> WORK TO BE COMPLETED
Using the entries shown below, output the line containing "Recreate this image as a web", the line containing "-5, -9.9, -14.5, -18.8, -22.6, -25.9, -28.5, -30.4, -31.6, -32]", and every line between them, exactly. Pictures are omitted.

(begin)

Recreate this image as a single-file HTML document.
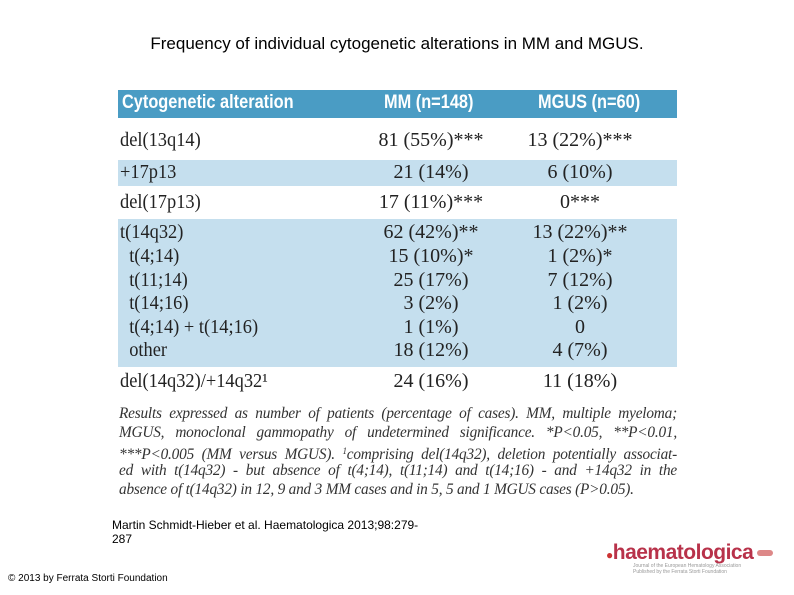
<!DOCTYPE html>
<html><head><meta charset="utf-8"><style>
body{margin:0;width:794px;height:595px;background:#fff;position:relative;overflow:hidden;font-family:"Liberation Serif",serif;}
.a{position:absolute;}
.title{left:0;width:794px;top:34px;text-align:center;font:17px "Liberation Sans",sans-serif;}
.hdr{left:118px;top:90px;width:559px;height:28px;background:#4a9cc4;color:#fff;font:bold 19px "Liberation Sans",sans-serif;}
.hdr span{transform:scaleX(0.86);transform-origin:left;white-space:nowrap;}
.band{left:118px;width:559px;background:#c5dfee;}
.t{font-size:20px;color:#222;white-space:nowrap;line-height:24px;transform:scaleX(0.92);transform-origin:left;}
.c{text-align:center;width:200px;transform:none;}
.foot{left:119px;width:558px;font-style:italic;font-size:15.3px;line-height:19px;text-align:justify;text-align-last:justify;color:#333;letter-spacing:-0.2px;white-space:nowrap;}
.small{font:12px "Liberation Sans",sans-serif;}
</style></head><body>
<div class="a title">Frequency of individual cytogenetic alterations in MM and MGUS.</div>
<div class="a hdr">
 <span class="a" style="left:4px;top:2px">Cytogenetic alteration</span>
 <span class="a" style="left:266px;top:2px">MM (n=148)</span>
 <span class="a" style="left:420px;top:2px">MGUS (n=60)</span>
</div>
<div class="a band" style="top:160px;height:26px"></div>
<div class="a band" style="top:219px;height:148px"></div>
<div id="rows"></div>
<div>
<div class="a foot" style="top:404px">Results expressed as number of patients (percentage of cases). MM, multiple myeloma;</div>
<div class="a foot" style="top:423px">MGUS, monoclonal gammopathy of undetermined significance. *P&lt;0.05, **P&lt;0.01,</div>
<div class="a foot" style="top:442px">***P&lt;0.005 (MM versus MGUS). <span style="font-size:9px;vertical-align:5px">1</span>comprising del(14q32), deletion potentially associat-</div>
<div class="a foot" style="top:461px">ed with t(14q32) - but absence of t(4;14), t(11;14) and t(14;16) - and +14q32 in the</div>
<div class="a foot" style="top:480px;text-align-last:left">absence of t(14q32) in 12, 9 and 3 MM cases and in 5, 5 and 1 MGUS cases (P&gt;0.05).</div>
</div>
<div class="a small" style="left:112px;top:518px;line-height:14px;white-space:nowrap">Martin Schmidt-Hieber et al. Haematologica 2013;98:279-<br>287</div>
<div class="a small" style="left:8px;top:573px;font-size:10px">© 2013 by Ferrata Storti Foundation</div>
<div class="a" style="left:606px;top:541px;font:bold 21px 'Liberation Sans',sans-serif;color:#b8324a;letter-spacing:-0.5px"><span style="color:#c33;font-size:12px">●</span>haematologica</div>
<div class="a" style="left:633px;top:563px;font:5px 'Liberation Sans',sans-serif;color:#999;line-height:6px">Journal of the European Hematology Association<br>Published by the Ferrata Storti Foundation</div>
<div class="a" style="left:757px;top:550px;width:16px;height:6px;background:#d88;border-radius:3px"></div>
<script>
const labels=["del(13q14)","+17p13","del(17p13)","t(14q32)","\u00a0\u00a0t(4;14)","\u00a0\u00a0t(11;14)","\u00a0\u00a0t(14;16)","\u00a0\u00a0t(4;14) + t(14;16)","\u00a0\u00a0other","del(14q32)/+14q32\u00b9"];
const mm=["81 (55%)***","21 (14%)","17 (11%)***","62 (42%)**","15 (10%)*","25 (17%)","3 (2%)","1 (1%)","18 (12%)","24 (16%)"];
const mgus=["13 (22%)***","6 (10%)","0***","13 (22%)**","1 (2%)*","7 (12%)","1 (2%)","0","4 (7%)","11 (18%)"];
const tops=[128,160,190,220,244,268,291,315,338,369];
const root=document.getElementById('rows');
labels.forEach((l,i)=>{
 const a=document.createElement('div');a.className='a t';a.style.left='120px';a.style.top=tops[i]+'px';a.textContent=l;
 
 
 root.appendChild(a);
 const b=document.createElement('div');b.className='a t c';b.style.left='331px';b.style.top=tops[i]+'px';b.textContent=mm[i];
 
 
 root.appendChild(b);
 const c=document.createElement('div');c.className='a t c';c.style.left='480px';c.style.top=tops[i]+'px';c.textContent=mgus[i];
 
 
 root.appendChild(c);
});
</script>
</body></html>
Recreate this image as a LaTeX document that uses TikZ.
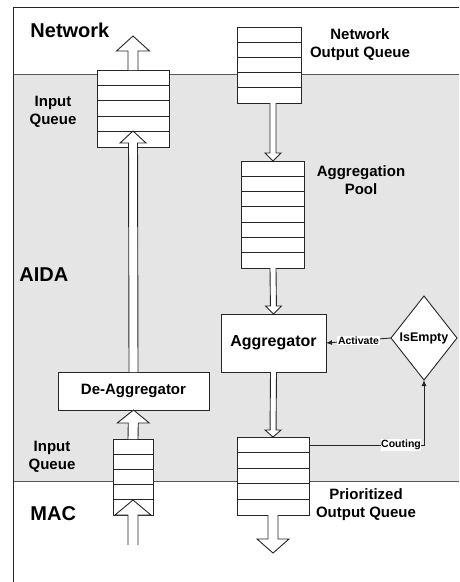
\documentclass[tikz,border=0pt]{standalone}
\usepackage{fontspec}
\setmainfont{Liberation Sans}
\usetikzlibrary{calc,shapes.geometric,arrows.meta}

% queue: name, centre, width, height, cells
\newcommand{\drawqueue}[5]{%
  \node[box, minimum width=#3, minimum height=#4] (#1) at (#2) {};
  \pgfmathtruncatemacro{\lastcell}{#5-1}
  \foreach \k in {1,...,\lastcell} {
      \draw ($(#1.north west)!\k/#5!(#1.south west)$) -- ($(#1.north east)!\k/#5!(#1.south east)$);
    }
}
% hollow arrow: start, tip, shaft half width, head half width, head length
\newcommand{\fatarrow}[5]{%
  \coordinate (fa-b) at ($(#2)!#5pt!(#1)$);
  \draw[fill=white] ($(#1)+(-#3,0)$) -- ($(fa-b)+(-#3,0)$) -- ($(fa-b)+(-#4,0)$) -- (#2)
  -- ($(fa-b)+(#4,0)$) -- ($(fa-b)+(#3,0)$) -- ($(#1)+(#3,0)$);
}

\tikzset{
  box/.style={draw, fill=white, inner sep=0pt, outer sep=0pt},
  lbl/.style={font=\fontsize{15}{18}\selectfont\bfseries, align=center, inner sep=0pt},
  layer/.style={font=\fontsize{20}{24}\selectfont\bfseries, anchor=west, inner sep=0pt},
  tag/.style={font=\fontsize{10.5}{12}\selectfont\bfseries, fill=white, inner sep=0.6pt},
}

\begin{document}
\begin{tikzpicture}[x=1pt, y=-1pt, line width=0.9pt, draw=black!85, >=Latex]
    \useasboundingbox (0,0) rectangle (459,582);

    % layers
    \fill[black!10] (13,74) rectangle (459,481);
    \draw[black!65] (13,74) -- (459,74);
    \draw[black!65] (13,481) -- (459,481);
    \draw (459,7) -- (13,7) -- (13,582);

    % left column
    \drawqueue{inq}{133,108.5}{72pt}{77pt}{5}
    \node[box, minimum width=151pt, minimum height=38pt, lbl] (deagg) at (133.5,391) {De-Aggregator};
    \drawqueue{lowq}{133,477}{40pt}{76pt}{5}

    % right column
    \drawqueue{noq}{269,65}{64pt}{76pt}{5}
    \drawqueue{pool}{273,214.5}{63pt}{107pt}{7}
    \node[box, minimum width=105pt, minimum height=58pt, lbl, font=\fontsize{16}{19}\selectfont\bfseries] (agg) at (273.5,343) {Aggregator};
    \drawqueue{prq}{273,476}{72pt}{78pt}{5}
    \node[box, diamond, minimum width=66pt, minimum height=84pt, font=\fontsize{12.5}{15}\selectfont\bfseries] (ise) at (424,338) {IsEmpty};

    % hollow arrows
    \coordinate (netout) at (133,36);
    \coordinate (macin) at (133,545);
    \coordinate (macout) at (273,553);
    \fatarrow{inq.north}{netout}{5}{16.5}{15}
    \fatarrow{deagg.north}{$(inq.south)+(0,-16)$}{4.5}{13}{12}
    \fatarrow{lowq.north}{deagg.south}{5}{16}{13}
    \fatarrow{macin}{$(lowq.south)+(0,-15)$}{5}{18}{15}
    \fatarrow{noq.south -| pool.north}{pool.north}{3}{8}{8}
    \fatarrow{pool.south}{agg.north}{3}{8}{8}
    \fatarrow{agg.south}{prq.north}{3}{8}{7}
    \fatarrow{prq.south}{macout}{5}{16}{14}

    % control lines
    \draw[-{Latex[length=6pt,width=5pt]}] (ise.west) -- (agg.east) node[midway, tag] {Activate};
    \coordinate (cnt) at ($(prq.north east)+(0,8)$);
    \draw[-{Latex[length=6pt,width=5pt]}] (cnt) -- (cnt -| ise.south) node[pos=0.8, tag] {Couting} -- (ise.south);

    % labels
    \node[layer] (lnet) at (30,30) {Network};
    \node[layer] (laida) at (19,275) {AIDA};
    \node[layer] (lmac) at (30,514) {MAC};
    \node[lbl] (linq) at (53,112) {Input\\Queue};
    \node[lbl] (llowq) at (52,457) {Input\\Queue};
    \node[lbl] (lnoq) at (360,45) {Network\\Output Queue};
    \node[lbl] (lpool) at (361,180) {Aggregation\\Pool};
    \node[lbl] (lprq) at (366,505) {Prioritized\\Output Queue};
\end{tikzpicture}
\end{document}
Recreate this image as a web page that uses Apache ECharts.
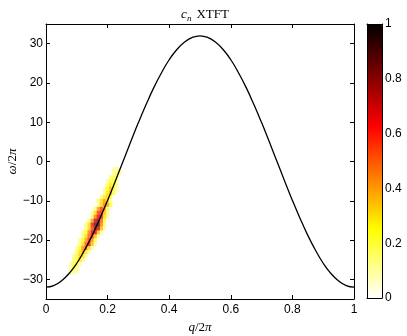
<!DOCTYPE html>
<html>
<head>
<meta charset="utf-8">
<script src="https://cdn.jsdelivr.net/npm/echarts@6/dist/echarts.min.js"></script>
<style>
html, body { margin: 0; padding: 0; background: #fff; }
#chart { width: 407px; height: 336px; }
</style>
</head>
<body>
<div id="chart"></div>
<script>
// dispersion curve
const qValues = [0, 0.025, 0.05, 0.075, 0.1, 0.125, 0.15, 0.175, 0.2, 0.225, 0.25,
  0.275, 0.3, 0.325, 0.35, 0.375, 0.4, 0.425, 0.45, 0.475, 0.5,
  0.525, 0.55, 0.575, 0.6, 0.625, 0.65, 0.675, 0.7, 0.725, 0.75,
  0.775, 0.8, 0.825, 0.85, 0.875, 0.9, 0.925, 0.95, 0.975, 1]
const omegaValues = [-32, -31.6, -30.4, -28.5, -25.9, -22.6, -18.8, -14.5, -9.9, -5, 0,
  5, 9.9, 14.5, 18.8, 22.6, 25.9, 28.5, 30.4, 31.6, 32,
  31.6, 30.4, 28.5, 25.9, 22.6, 18.8, 14.5, 9.9, 5, 0,
  -5, -9.9, -14.5, -18.8, -22.6, -25.9, -28.5, -30.4, -31.6, -32]

// spectral weight, one row per omega, cells 0.01 wide in q
const blobOmega = [-28, -27, -26, -25, -24, -23, -22, -21, -20, -19, -18, -17, -16, -15,
  -14, -13, -12, -11, -10, -9, -8, -7, -6, -5, -4, -3, -2]
const blobStart = [0.08, 0.08, 0.08, 0.09, 0.09, 0.10, 0.10, 0.11, 0.11, 0.12, 0.12, 0.13, 0.13, 0.14,
  0.15, 0.15, 0.16, 0.17, 0.17, 0.18, 0.19, 0.19, 0.20, 0.20, 0.21, 0.22, 0.22]
const blobWeight = [
  [0.12, 0.15, 0.1],
  [0.12, 0.2, 0.15],
  [0.1, 0.18, 0.25, 0.12],
  [0.15, 0.22, 0.3, 0.15],
  [0.12, 0.22, 0.32, 0.3, 0.12],
  [0.15, 0.3, 0.4, 0.28, 0.1],
  [0.12, 0.25, 0.42, 0.5, 0.3, 0.1],
  [0.15, 0.3, 0.5, 0.62, 0.35, 0.12],
  [0.12, 0.25, 0.4, 0.55, 0.42, 0.18],
  [0.15, 0.3, 0.5, 0.6, 0.35, 0.12],
  [0.12, 0.25, 0.45, 0.65, 0.7, 0.35, 0.12],
  [0.15, 0.3, 0.55, 0.8, 0.7, 0.35, 0.12],
  [0.12, 0.3, 0.6, 0.85, 0.9, 0.45, 0.15],
  [0.15, 0.4, 0.7, 0.8, 0.5, 0.2],
  [0.15, 0.45, 0.68, 0.6, 0.3, 0.12],
  [0.12, 0.3, 0.55, 0.6, 0.35, 0.15],
  [0.15, 0.4, 0.55, 0.4, 0.18],
  [0.12, 0.3, 0.45, 0.4, 0.2],
  [0.15, 0.3, 0.4, 0.3, 0.12],
  [0.15, 0.28, 0.32, 0.2],
  [0.12, 0.3, 0.35, 0.2],
  [0.12, 0.25, 0.35, 0.22, 0.1],
  [0.15, 0.28, 0.25, 0.12],
  [0.12, 0.22, 0.25, 0.12],
  [0.15, 0.2, 0.15],
  [0.12, 0.18, 0.12],
  [0.1, 0.12, 0.1]
]

const yTicks = [-30, -20, -10, 0, 10, 20, 30]
const cbTicks = [0, 0.2, 0.4, 0.6, 0.8, 1]
const hotColors = ['#ffffff', '#ffff80', '#ffff00', '#ffaa00', '#ff5500',
  '#ff0000', '#aa0000', '#550000', '#000000']

const cells = []
blobOmega.forEach((w, r) => {
  blobWeight[r].forEach((v, i) => {
    const q = Math.round((blobStart[r] + i * 0.01) * 1000) / 1000
    cells.push([q, w, v])
  })
})

const minus = v => String(v).replace('-', '\u2212')
const serif = 'Liberation Serif'
const sans = 'Liberation Sans'

const chart = echarts.init(document.getElementById('chart'))

const tickCfg = { inside: true, length: 4, lineStyle: { color: '#000' } }
const lineCfg = { show: true, onZero: false, lineStyle: { color: '#000', width: 1 } }
const labelCfg = { color: '#000', fontFamily: sans, fontSize: 12 }
const hidden = { show: false }

chart.setOption({
  animation: false,
  title: {
    text: '{i|c}{s|n} {r|XTFT}',
    left: 200,
    textAlign: 'center',
    top: 1,
    textStyle: {
      fontWeight: 'normal',
      rich: {
        i: { fontFamily: serif, fontStyle: 'italic', fontWeight: 'normal', fontSize: 13, color: '#000' },
        s: { fontFamily: serif, fontStyle: 'italic', fontWeight: 'normal', fontSize: 9, color: '#000', padding: [7, 0, 0, 0] },
        r: { fontFamily: serif, fontWeight: 'normal', fontSize: 13, color: '#000' }
      }
    }
  },
  grid: [
    { left: 46, top: 24, width: 308, height: 275, outerBoundsMode: 'none' },
    { left: 367, top: 24, width: 15, height: 274, outerBoundsMode: 'none' }
  ],
  xAxis: [
    {
      type: 'value', gridIndex: 0, min: 0, max: 1, interval: 0.2,
      axisLine: lineCfg, axisTick: tickCfg, splitLine: hidden,
      axisLabel: Object.assign({ margin: 5 }, labelCfg),
      name: '{i|q}/2{i|π}', nameLocation: 'middle', nameGap: 22, nameMoveOverlap: false,
      nameTextStyle: {
        fontFamily: serif, fontSize: 13, color: '#000',
        rich: { i: { fontFamily: serif, fontStyle: 'italic', fontSize: 13, color: '#000' } }
      }
    },
    {
      type: 'value', gridIndex: 0, position: 'top', min: 0, max: 1, interval: 0.2,
      axisLine: lineCfg, axisTick: tickCfg, axisLabel: hidden, splitLine: hidden
    },
    {
      type: 'value', gridIndex: 1, min: 0, max: 1, z: 10,
      axisLine: lineCfg, axisTick: hidden, axisLabel: hidden, splitLine: hidden
    },
    {
      type: 'value', gridIndex: 1, position: 'top', min: 0, max: 1, z: 10,
      axisLine: lineCfg, axisTick: hidden, axisLabel: hidden, splitLine: hidden
    }
  ],
  yAxis: [
    {
      type: 'value', gridIndex: 0, min: -35, max: 35,
      axisLine: lineCfg,
      axisTick: Object.assign({ customValues: yTicks }, tickCfg),
      splitLine: hidden,
      axisLabel: Object.assign({ customValues: yTicks, margin: 3, formatter: minus }, labelCfg),
      name: '{i|ω}/2{i|π}', nameLocation: 'middle', nameGap: 27, nameMoveOverlap: false,
      nameTextStyle: {
        fontFamily: serif, fontSize: 13, color: '#000',
        rich: { i: { fontFamily: serif, fontStyle: 'italic', fontSize: 13, color: '#000' } }
      }
    },
    {
      type: 'value', gridIndex: 0, position: 'right', min: -35, max: 35,
      axisLine: lineCfg,
      axisTick: Object.assign({ customValues: yTicks }, tickCfg),
      axisLabel: hidden, splitLine: hidden
    },
    {
      type: 'value', gridIndex: 1, position: 'right', min: 0, max: 1, interval: 0.2, z: 10,
      axisLine: lineCfg, axisTick: hidden, splitLine: hidden,
      axisLabel: Object.assign({ customValues: cbTicks, margin: 3 }, labelCfg)
    },
    {
      type: 'value', gridIndex: 1, position: 'left', min: 0, max: 1, z: 10,
      axisLine: lineCfg, axisTick: hidden, axisLabel: hidden, splitLine: hidden
    }
  ],
  visualMap: {
    type: 'continuous',
    min: 0, max: 1,
    dimension: 2,
    seriesIndex: 0,
    orient: 'vertical',
    left: 367, top: 24,
    itemWidth: 15, itemHeight: 274,
    padding: 0,
    calculable: false,
    text: null,
    inRange: { color: hotColors }
  },
  series: [
    {
      type: 'scatter',
      xAxisIndex: 0, yAxisIndex: 0,
      symbol: 'rect',
      symbolSize: [3.3, 4.2],
      data: cells,
      silent: true
    },
    {
      type: 'line',
      xAxisIndex: 0, yAxisIndex: 0,
      data: qValues.map((q, i) => [q, omegaValues[i]]),
      smooth: true,
      showSymbol: false,
      lineStyle: { color: '#000', width: 1.3 },
      silent: true
    }
  ]
})
</script>
</body>
</html>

(end)

> SOLUTION FOR THIS PROBLEM
Recreate this image as a web page that uses Apache ECharts.
<!DOCTYPE html>
<html>
<head>
<meta charset="utf-8">
<script src="https://cdn.jsdelivr.net/npm/echarts@6/dist/echarts.min.js"></script>
<style>
html, body { margin: 0; padding: 0; background: #fff; }
#chart { width: 407px; height: 336px; }
</style>
</head>
<body>
<div id="chart"></div>
<script>
// dispersion curve
const qValues = [0, 0.025, 0.05, 0.075, 0.1, 0.125, 0.15, 0.175, 0.2, 0.225, 0.25,
  0.275, 0.3, 0.325, 0.35, 0.375, 0.4, 0.425, 0.45, 0.475, 0.5,
  0.525, 0.55, 0.575, 0.6, 0.625, 0.65, 0.675, 0.7, 0.725, 0.75,
  0.775, 0.8, 0.825, 0.85, 0.875, 0.9, 0.925, 0.95, 0.975, 1]
const omegaValues = [-32, -31.6, -30.4, -28.5, -25.9, -22.6, -18.8, -14.5, -9.9, -5, 0,
  5, 9.9, 14.5, 18.8, 22.6, 25.9, 28.5, 30.4, 31.6, 32,
  31.6, 30.4, 28.5, 25.9, 22.6, 18.8, 14.5, 9.9, 5, 0,
  -5, -9.9, -14.5, -18.8, -22.6, -25.9, -28.5, -30.4, -31.6, -32]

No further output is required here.